#### What is required:
Everything from the first line of the data through the line with "import plotly.graph_objects as go" is to be echoed exactly, minus the pictures.

#### Data provided:

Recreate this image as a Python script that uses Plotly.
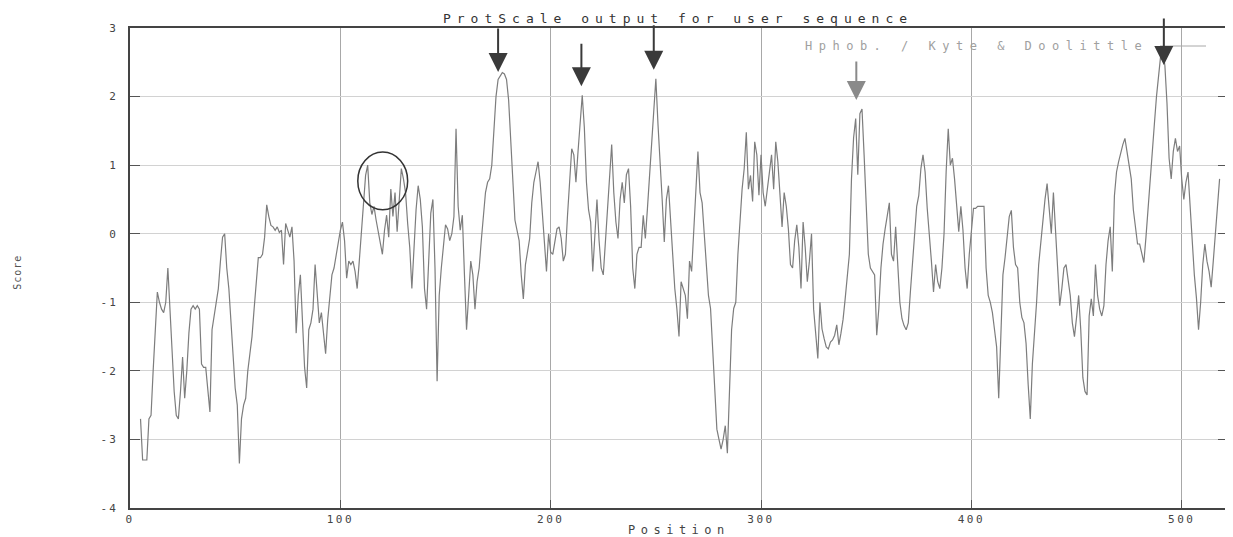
import plotly.graph_objects as go

# ---- data (Kyte & Doolittle hydropathy, window start at position 5) ----
start_position = 5
score = [
    -2.7, -3.3, -3.3, -3.3, -2.7, -2.65, -2.0, -1.5, -0.85, -1.0,          # 5-14
    -1.1, -1.15, -1.0, -0.5, -1.1, -1.8, -2.3, -2.65, -2.7, -2.3,          # 15-24
    -1.8, -2.4, -2.0, -1.45, -1.1, -1.05, -1.1, -1.05, -1.1, -1.9,         # 25-34
    -1.95, -1.95, -2.3, -2.6, -1.4, -1.2, -1.0, -0.8, -0.4, -0.05,         # 35-44
    0.0, -0.5, -0.8, -1.3, -1.65, -2.25, -2.5, -3.35, -2.7, -2.5,          # 45-54
    -2.4, -2.0, -1.75, -1.5, -1.1, -0.75, -0.35, -0.35, -0.3, -0.05,       # 55-64
    0.42, 0.25, 0.12, 0.1, 0.05, 0.1, 0.02, 0.05, -0.45, 0.15,             # 65-74
    0.05, -0.05, 0.1, -0.4, -1.45, -0.9, -0.6, -1.25, -1.95, -2.25,        # 75-84
    -1.4, -1.3, -1.1, -0.45, -0.85, -1.3, -1.15, -1.5, -1.75, -1.25,       # 85-94
    -0.9, -0.6, -0.5, -0.3, -0.1, 0.05, 0.17, -0.1, -0.65, -0.4,           # 95-104
    -0.45, -0.4, -0.55, -0.8, -0.4, 0.0, 0.4, 0.85, 1.0, 0.45,             # 105-114
    0.28, 0.4, 0.2, 0.05, -0.15, -0.3, 0.05, 0.27, -0.05, 0.65,            # 115-124
    0.25, 0.6, 0.03, 0.55, 0.95, 0.8, 0.6, 0.15, -0.2, -0.8,               # 125-134
    -0.1, 0.35, 0.7, 0.5, 0.1, -0.8, -1.1, -0.4, 0.3, 0.5,                 # 135-144
    -0.5, -2.15, -0.9, -0.5, -0.2, 0.13, 0.07, -0.1, 0.0, 0.25,            # 145-154
    1.53, 0.4, 0.05, 0.27, -0.6, -1.4, -0.9, -0.4, -0.6, -1.1,             # 155-164
    -0.7, -0.5, -0.1, 0.3, 0.6, 0.75, 0.8, 1.0, 1.55, 2.0,                 # 165-174
    2.25, 2.3, 2.35, 2.33, 2.25, 1.95, 1.35, 0.7, 0.2, 0.05,               # 175-184
    -0.1, -0.6, -0.95, -0.45, -0.25, -0.07, 0.45, 0.75, 0.9, 1.05,         # 185-194
    0.75, 0.3, -0.1, -0.55, 0.0, -0.27, -0.3, -0.1, 0.07, 0.1,             # 195-204
    -0.07, -0.4, -0.3, 0.27, 0.75, 1.24, 1.15, 0.75, 1.2, 1.6,             # 205-214
    2.02, 1.55, 0.75, 0.35, 0.17, -0.55, -0.1, 0.5, -0.1, -0.5,            # 215-224
    -0.6, -0.1, 0.37, 0.86, 1.3, 0.6, 0.17, -0.07, 0.5, 0.75,              # 225-234
    0.45, 0.86, 0.95, 0.4, -0.5, -0.8, -0.3, -0.2, -0.2, 0.27,             # 235-244
    -0.07, 0.37, 0.86, 1.34, 1.78, 2.26, 1.6, 0.95, 0.5, -0.12,            # 245-254
    0.5, 0.7, 0.2, -0.4, -0.8, -1.1, -1.5, -0.7, -0.8, -0.9,               # 255-264
    -1.24, -0.4, -0.55, 0.07, 0.8, 1.2, 0.6, 0.45, 0.0, -0.5,              # 265-274
    -0.9, -1.09, -1.62, -2.26, -2.85, -3.0, -3.14, -3.0, -2.8, -3.2,       # 275-284
    -2.35, -1.4, -1.09, -1.0, -0.3, 0.27, 0.65, 0.95, 1.48, 0.65,          # 285-294
    0.85, 0.47, 1.34, 1.15, 0.56, 1.15, 0.6, 0.4, 0.65, 0.9,               # 295-304
    1.15, 0.65, 1.34, 1.05, 0.5, 0.1, 0.6, 0.4, 0.07, -0.45,               # 305-314
    -0.5, -0.1, 0.13, -0.2, -0.8, 0.17, -0.2, -0.7, -0.4, 0.0,             # 315-324
    -1.1, -1.53, -1.82, -1.0, -1.39, -1.53, -1.65, -1.68, -1.58, -1.55,    # 325-334
    -1.48, -1.33, -1.62, -1.45, -1.25, -0.95, -0.6, -0.3, 0.8, 1.4,        # 335-344
    1.68, 0.86, 1.75, 1.82, 1.15, 0.3, -0.3, -0.5, -0.55, -0.6,            # 345-354
    -1.48, -1.09, -0.5, -0.15, 0.07, 0.3, 0.45, -0.3, -0.4, 0.1,           # 355-364
    -0.4, -1.0, -1.24, -1.34, -1.4, -1.3, -0.85, -0.4, 0.1, 0.4,           # 365-374
    0.56, 0.95, 1.15, 0.9, 0.37, 0.03, -0.4, -0.85, -0.45, -0.7,           # 375-384
    -0.8, -0.5, 0.0, 0.9, 1.53, 1.0, 1.1, 0.8, 0.4, 0.03,                  # 385-394
    0.4, 0.05, -0.5, -0.8, -0.3, 0.1, 0.37, 0.37, 0.4, 0.4,                # 395-404
    0.4, 0.4, -0.5, -0.9, -1.0, -1.15, -1.4, -1.65, -2.4, -1.5,            # 405-414
    -0.6, -0.35, 0.0, 0.25, 0.34, -0.2, -0.45, -0.5, -1.0, -1.22,          # 415-424
    -1.3, -1.6, -2.2, -2.7, -1.9, -1.5, -1.0, -0.45, -0.1, 0.2,            # 425-434
    0.5, 0.73, 0.3, 0.0, 0.6, 0.1, -0.5, -1.05, -0.8, -0.5,                # 435-444
    -0.45, -0.7, -0.9, -1.3, -1.5, -1.22, -0.9, -1.4, -2.1, -2.3,          # 445-454
    -2.35, -1.2, -0.95, -1.2, -0.45, -0.9, -1.1, -1.2, -1.05, -0.45,       # 455-464
    -0.1, 0.1, -0.55, 0.55, 0.9, 1.05, 1.2, 1.3, 1.39, 1.2,                # 465-474
    1.0, 0.8, 0.35, 0.05, -0.15, -0.15, -0.3, -0.42, -0.05, 0.4,           # 475-484
    0.73, 1.2, 1.6, 2.0, 2.35, 2.6, 2.67, 2.45, 1.9, 1.1,                  # 485-494
    0.8, 1.2, 1.39, 1.2, 1.28, 0.8, 0.5, 0.75, 0.9, 0.4,                   # 495-504
    -0.2, -0.6, -0.94, -1.4, -1.0, -0.45, -0.15, -0.4, -0.55, -0.78,       # 505-514
    -0.4, 0.05, 0.43, 0.8,                                                 # 515-518
]
position = list(range(start_position, start_position + len(score)))

x_ticks = [0, 100, 200, 300, 400, 500]
y_ticks = [3, 2, 1, 0, -1, -2, -3, -4]

# arrows marking the hydrophobic peaks (tip position, tip score)
arrow_pos = [175, 214.6, 249, 345.3, 491.5]
arrow_tip = [2.36, 2.15, 2.39, 1.95, 2.46]
arrow_len = [45, 44, 46, 40, 48]
arrow_col = ["#3a3a3a", "#3a3a3a", "#3a3a3a", "#8a8a8a", "#3a3a3a"]

# circled region
circle_x = [108.3, 132.0]
circle_y = [0.35, 1.19]

title_text = "ProtScale output for user sequence"
legend_text = "Hphob. / Kyte & Doolittle"

MONO = "DejaVu Sans Mono"

# page has an 8px body margin: size the figure so it fits the 1233x537 window
W, H = 1225, 529
ML, MR, MT, MB = 122, 5, 20, 29
PW = W - ML - MR
PH = H - MT - MB


def spaced(t, ls):
    return f'<span style="letter-spacing:{ls}px">{t}</span>'


fig = go.Figure()
fig.add_trace(go.Scatter(
    x=position, y=score, mode="lines",
    line=dict(color="#7d7d7d", width=1.2),
    showlegend=False, hoverinfo="skip",
))

fig.update_layout(
    width=W, height=H,
    margin=dict(l=ML, r=MR, t=MT, b=MB, autoexpand=False),
    paper_bgcolor="white", plot_bgcolor="white",
    title=dict(text=spaced(title_text, 6), x=670 / W, xanchor="center",
               y=1 - 10 / H, yanchor="middle", yref="container",
               font=dict(family=MONO, size=13, color="#333")),
    font=dict(family=MONO, color="#444"),
)

fig.update_xaxes(
    range=[0, 522],
    tickvals=x_ticks,
    ticktext=[spaced(str(v), 2.5) for v in x_ticks],
    tickfont=dict(family=MONO, size=11, color="#444"),
    showgrid=True, gridcolor="#a8a8a8", gridwidth=1,
    zeroline=False,
    showline=True, linecolor="#444", linewidth=2, mirror=True,
    ticks="inside", ticklen=8, tickcolor="#555",
)
fig.update_yaxes(
    range=[-4, 3],
    tickvals=y_ticks,
    ticktext=[spaced(str(v), 2) for v in y_ticks],
    tickfont=dict(family=MONO, size=11, color="#444"),
    ticklabelstandoff=8,
    showgrid=True, gridcolor="#d2d2d2", gridwidth=1,
    zeroline=False,
    showline=True, linecolor="#444", linewidth=2, mirror="ticks",
    ticks="inside", ticklen=10, tickcolor="#555",
)

# axis titles
fig.add_annotation(text=spaced("Position", 5.5), xref="paper", yref="paper",
                   x=0.5, y=0, yshift=-22, xanchor="center", yanchor="middle",
                   showarrow=False, font=dict(family=MONO, size=12, color="#444"))
fig.add_annotation(text=spaced("Score", 1), xref="paper", yref="paper",
                   x=0, xshift=-112, y=0.49, textangle=-90,
                   xanchor="center", yanchor="middle",
                   showarrow=False, font=dict(family=MONO, size=10, color="#555"))

# legend text + line sample
leg_y = (508 - 46) / PH
fig.add_annotation(text=spaced(legend_text, 6.5), xref="paper", yref="paper",
                   x=(1150 - 130) / PW, y=leg_y,
                   xanchor="right", yanchor="middle", showarrow=False,
                   font=dict(family=MONO, size=12, color="#a0a0a0"))
fig.add_shape(type="line", xref="paper", yref="paper",
              x0=(1160 - 130) / PW, x1=(1206 - 130) / PW,
              y0=leg_y, y1=leg_y,
              line=dict(color="#a8a8a8", width=1))

# arrows
for px_, py_, ln, col in zip(arrow_pos, arrow_tip, arrow_len, arrow_col):
    fig.add_annotation(x=px_, y=py_, xref="x", yref="y", text="",
                       showarrow=True, ax=0, ay=-ln, arrowhead=2,
                       arrowwidth=2, arrowsize=1.9, arrowcolor=col)

# circle
fig.add_shape(type="circle", xref="x", yref="y",
              x0=circle_x[0], x1=circle_x[1], y0=circle_y[0], y1=circle_y[1],
              line=dict(color="#333", width=1.5))

fig.write_html("out.html")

#### Result:
Recreate this image as a Python script that uses Plotly.
import plotly.graph_objects as go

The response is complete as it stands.